By: Joanne Walker BA (hons) - Updated: 31 Aug 2012 | comments*Discuss
Home Sign Kitchen Children Deaf Language

Home signs are basically a system of signs which are invented and created by a deaf person usually a child, within their own family. This is not an uncommon occurrence if the deaf child is being brought up in a home where everyone else is non-deaf. This is because the parents will not know how to sign and will not be able to pass their knowledge of the language onto their child. In families where the parents are deaf, or at least know sign language, then the child can pick up sign language in much the same way as a hearing child picks up a spoken language. This is why it is always advantageous for parents of a deaf child to learn sign language – to avoid and eliminate the need for home signs. Having said that home signs, which are also known as kitchen signs, are important and do have a role to play.


Home signs do not acquire the same sophisticated structure which full sign languages do, largely because they grow up organically as a kind of pidgin language. However, what does happen is that the users of home signs and home sign systems do develop some kind of language system for phrases and sentences. The home signs are certainly more complex than mere gestures and because they are in use constantly, they are added to and grown every single day. In fact, such is the power of home signing that users of different home sign systems may be able to understand each other from the way they have formed their sentences and phrases.

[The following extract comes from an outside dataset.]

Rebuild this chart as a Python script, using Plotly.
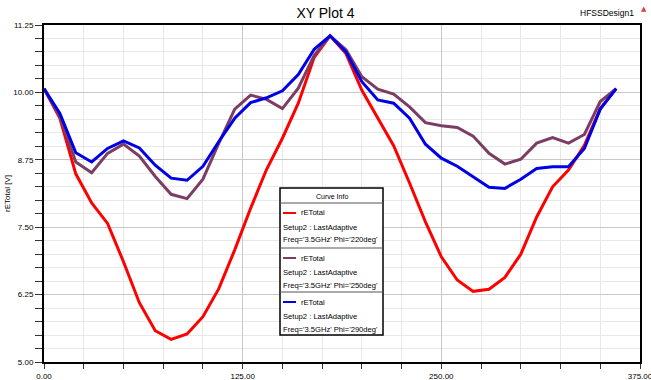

Relationship to Full Languages

Although home signs are far apart from most proper sign languages, it has been noted that they are the starting point for the way most sign languages grow up. When as group of deaf people come together for the first time, if they do not have a common sign language then they have to start with a home sign system. Over time and generations this may establish itself as a fully fledged sign language. This is in fact the way the first known sign languages came about. The reason that home signs do not do this is because they are rarely passed on to more than one generation. If the parents of a child are not deaf then the deafness is not hereditary and the deaf child may not have deaf children. Therefore, when that deaf person has finished with the home signs they used to communicate, it will not be carried on and will fade and become obsolete.

Without the ability to come up with a home sign system a lot of deaf children would be left without any way to communicate. This is why, wherever possible, it is important that parents learn sign language so they can teach their youngsters. But home signs will not be picked up from parents – in fact, a study by Susan Goldin-Meadow (2003, The Resilience of Language: What Gesture Creation in Deaf Children Can Tell Us About How All Children Learn Language, Psychology Press, a subsidiary of Taylor & Francis, New York, 2003) proved that the home signs used by children in the USA are not related to their parents’ gestures at all – but more closely linked to those of Chinese deaf children on the other side of the world. So, whatever obstacles are placed in the way, children have a way of finding common ground and having an ability to communicate.